In pursuit of this line of inquiry, the article takes up major issues concerning (1) why the second wave of regionalism has been taking place throughout the world; (2) why East Asia's search for a regional identity is so elusive yet enduring; (3) what conditions underlie the formation and development of East Asian regionalization and regionalism in recent years, especially in the wake of the Asian financial crisis (AFC) of 1997-1998; (4) what challenges and obstacles stand in the way of establishing a viable East Asian community; and (5) future prospects for establishing a peaceful, prosperous, and stable order in the region and beyond.

Whereas most existing studies of regionalism focus on a single issue, this article explores several interrelated issues as a way of bringing into sharper relief the outer possibilities and limitations of the regionalist approach to world order. In East Asia, the framework of regionalization and regionalism is most salient in the economic realm. In the security domain, the remnants of the Cold War framework still exist, albeit in attenuated form, influencing state security thinking and behavior, so that the concept of regionalism provides less explanatory power.

First, we must address the old question of what constitutes a region. More than fifty years ago, prominent political economist Jacob Viner commented with despair that "it cannot be said that they [economists] have succeeded in finding a definition of it [region] which would be of much aid ... in deciding whether two or more territories were in the same economic region." (1) Nonetheless, presenting a working definition of "region" or "regionalism" is a necessary first step to any meaningful discussion of East Asia's regional identity. The literature on new regionalism stresses several key linkage factors as necessary conditions under which regionalism or regional integration can take place among a group of states, including linkage by geographical proximity and by various forms of shared political, economic, social, cultural, or institutional affinities.

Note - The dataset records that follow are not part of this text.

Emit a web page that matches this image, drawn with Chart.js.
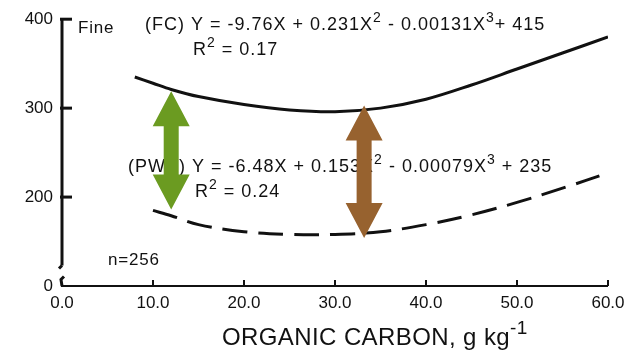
<!DOCTYPE html>
<html>
<head>
<meta charset="utf-8">
<script src="https://cdn.jsdelivr.net/npm/chart.js@4.4.0/dist/chart.umd.min.js"></script>
<style>
  html, body { margin: 0; padding: 0; background: #fff; }
</style>
</head>
<body>
<canvas id="chart" width="641" height="350"></canvas>
<script>
// curve data
const fcX = [8, 10, 12, 15, 20, 25, 30, 35, 40, 45, 50, 55, 60];
const fcY = [335, 328, 321, 313, 304, 298, 296, 300, 310, 326, 344, 362, 380];
const pwpX = [10, 12, 15, 20, 25, 30, 35, 40, 45, 50, 55, 60];
const pwpY = [185, 179, 169, 161, 158, 158, 161, 169, 180, 194, 210, 227];

// ticks (y=100 is where the broken axis shows "0")
const xTicks = [0, 10, 20, 30, 40, 50, 60];
const yTicks = [100, 200, 300, 400];
const yTickLabels = ['0', '200', '300', '400'];

// double arrows
const arrowX = [12, 33.2];
const arrowTop = [319, 303];
const arrowBottom = [186, 154];
const arrowColors = ['#6b9b21', '#97622f'];

const FONT = '"Liberation Sans", Arial, Helvetica, sans-serif';
const INK = '#111';

// text with superscripts: parts is a list of strings, [string] = superscript
function richText(ctx, parts, x, y, size, spacing) {
    ctx.save();
    ctx.fillStyle = INK;
    ctx.textBaseline = 'alphabetic';
    ctx.textAlign = 'left';
    ctx.letterSpacing = (spacing || 0) + 'px';
    parts.forEach(p => {
        const sup = Array.isArray(p);
        const t = sup ? p[0] : p;
        const s = sup ? Math.round(size * 0.8) : size;
        ctx.font = s + 'px ' + FONT;
        ctx.fillText(t, x, sup ? y - size * 0.45 : y);
        x += ctx.measureText(t).width;
    });
    ctx.restore();
}

function line(ctx, pts) {
    ctx.beginPath();
    ctx.moveTo(pts[0][0], pts[0][1]);
    for (let i = 1; i < pts.length; i++) ctx.lineTo(pts[i][0], pts[i][1]);
    ctx.stroke();
}

function drawArrow(ctx, x, y1, y2, color) {
    const headL = 35, headW = 37, shaftW = 15;
    ctx.save();
    ctx.fillStyle = color;
    ctx.beginPath();
    ctx.moveTo(x, y1);
    ctx.lineTo(x + headW / 2, y1 + headL);
    ctx.lineTo(x + shaftW / 2, y1 + headL);
    ctx.lineTo(x + shaftW / 2, y2 - headL);
    ctx.lineTo(x + headW / 2, y2 - headL);
    ctx.lineTo(x, y2);
    ctx.lineTo(x - headW / 2, y2 - headL);
    ctx.lineTo(x - shaftW / 2, y2 - headL);
    ctx.lineTo(x - shaftW / 2, y1 + headL);
    ctx.lineTo(x - headW / 2, y1 + headL);
    ctx.closePath();
    ctx.fill();
    ctx.restore();
}

// axes with the break, annotations and arrows
const decor = {
    id: 'decor',
    afterDatasetsDraw(chart) {
        const ctx = chart.ctx;
        const xs = chart.scales.x, ys = chart.scales.y;
        const left = xs.getPixelForValue(xTicks[0]);
        const right = xs.getPixelForValue(xTicks[xTicks.length - 1]);
        const bottom = ys.getPixelForValue(yTicks[0]);
        const top = ys.getPixelForValue(yTicks[yTicks.length - 1]);
        const breakY = ys.getPixelForValue(123);

        ctx.save();
        ctx.strokeStyle = INK;
        ctx.lineWidth = 3;
        ctx.lineCap = 'butt';
        // y axis down to the break
        line(ctx, [[left, top], [left, breakY]]);
        line(ctx, [[left, breakY], [left - 3, breakY + 3]]);
        line(ctx, [[left + 2, breakY + 11], [left - 1, breakY + 14], [left, bottom]]);
        yTicks.slice(1).forEach(v => {
            const y = ys.getPixelForValue(v);
            line(ctx, [[left - 2, y], [left + 10, y]]);
        });
        // x axis
        ctx.lineWidth = 2;
        line(ctx, [[left - 1, bottom], [right, bottom]]);
        xTicks.slice(1).forEach(v => {
            const x = xs.getPixelForValue(v);
            line(ctx, [[x, bottom], [x, bottom - 6]]);
        });
        ctx.restore();

        // annotations
        richText(ctx, ['Fine'], 78, 33, 17, 0.8);
        richText(ctx, ['(FC) Y = -9.76X + 0.231X', ['2'], ' - 0.00131X', ['3'], '+ 415'], 145, 30, 18, 1);
        richText(ctx, ['R', ['2'], ' = 0.17'], 193, 55, 18, 1);
        richText(ctx, ['(PWP) Y = -6.48X + 0.153X', ['2'], ' - 0.00079X', ['3'], ' + 235'], 128, 172, 18, 1);
        richText(ctx, ['R', ['2'], ' = 0.24'], 195, 197, 18, 1);
        richText(ctx, ['n=256'], 108, 265, 17, 0.8);
        richText(ctx, ['ORGANIC CARBON, g kg', ['-1']], 222, 345, 24, 0.4);

        // arrows
        arrowX.forEach((v, i) => {
            drawArrow(ctx, xs.getPixelForValue(v),
                ys.getPixelForValue(arrowTop[i]),
                ys.getPixelForValue(arrowBottom[i]),
                arrowColors[i]);
        });
    }
};

new Chart(document.getElementById('chart'), {
    type: 'line',
    data: {
        datasets: [
            {
                label: 'FC',
                data: fcX.map((x, i) => ({ x: x, y: fcY[i] })),
                borderColor: INK,
                borderWidth: 3,
                pointRadius: 0,
                tension: 0.35,
                fill: false
            },
            {
                label: 'PWP',
                data: pwpX.map((x, i) => ({ x: x, y: pwpY[i] })),
                borderColor: INK,
                borderWidth: 3,
                borderDash: [25, 11],
                pointRadius: 0,
                tension: 0.35,
                fill: false
            }
        ]
    },
    options: {
        responsive: false,
        animation: false,
        devicePixelRatio: 1,
        layout: { padding: { top: 14, right: 33, bottom: 0, left: 0 } },
        plugins: {
            legend: { display: false },
            tooltip: { enabled: false }
        },
        scales: {
            x: {
                type: 'linear',
                min: 0,
                max: 60,
                grid: { display: false, drawTicks: false },
                border: { display: false },
                afterBuildTicks: s => { s.ticks = xTicks.map(v => ({ value: v })); },
                afterFit: s => { s.height = 64; },
                ticks: {
                    color: INK,
                    padding: 7,
                    maxRotation: 0,
                    font: { family: FONT, size: 17 },
                    callback: v => v.toFixed(1)
                }
            },
            y: {
                type: 'linear',
                min: 100,
                max: 400,
                grid: { display: false, drawTicks: false },
                border: { display: false },
                afterBuildTicks: s => { s.ticks = yTicks.map(v => ({ value: v })); },
                afterFit: s => { s.width = 62; },
                ticks: {
                    color: INK,
                    padding: 9,
                    font: { family: FONT, size: 17 },
                    callback: v => yTickLabels[yTicks.indexOf(v)]
                }
            }
        }
    },
    plugins: [decor]
});
</script>
</body>
</html>
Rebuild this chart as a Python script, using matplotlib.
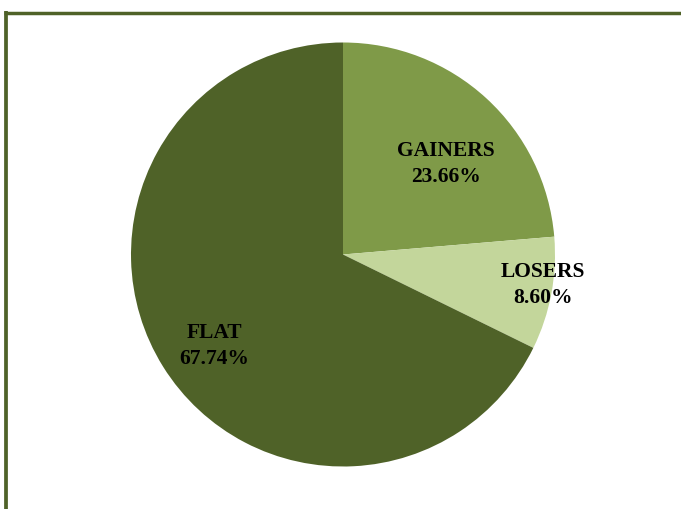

Regions are also defined by combinations of geographical, psychological, and behavioral characteristics. (2)

Because "regionalism" and "regionalization" have been applied in various ways to Northeast Asia, East Asia, and even Asia, often interchangeably and without any conceptual consistency or clarity, it is necessary to make a conceptual distinction between the two related terms. Just as globalization is not the same as "globalism" or "universalism," regionalization is not the same as regionalism. (3) Like globalism, regionalism is a normative concept referring to shared values, norms, identity, and aspirations.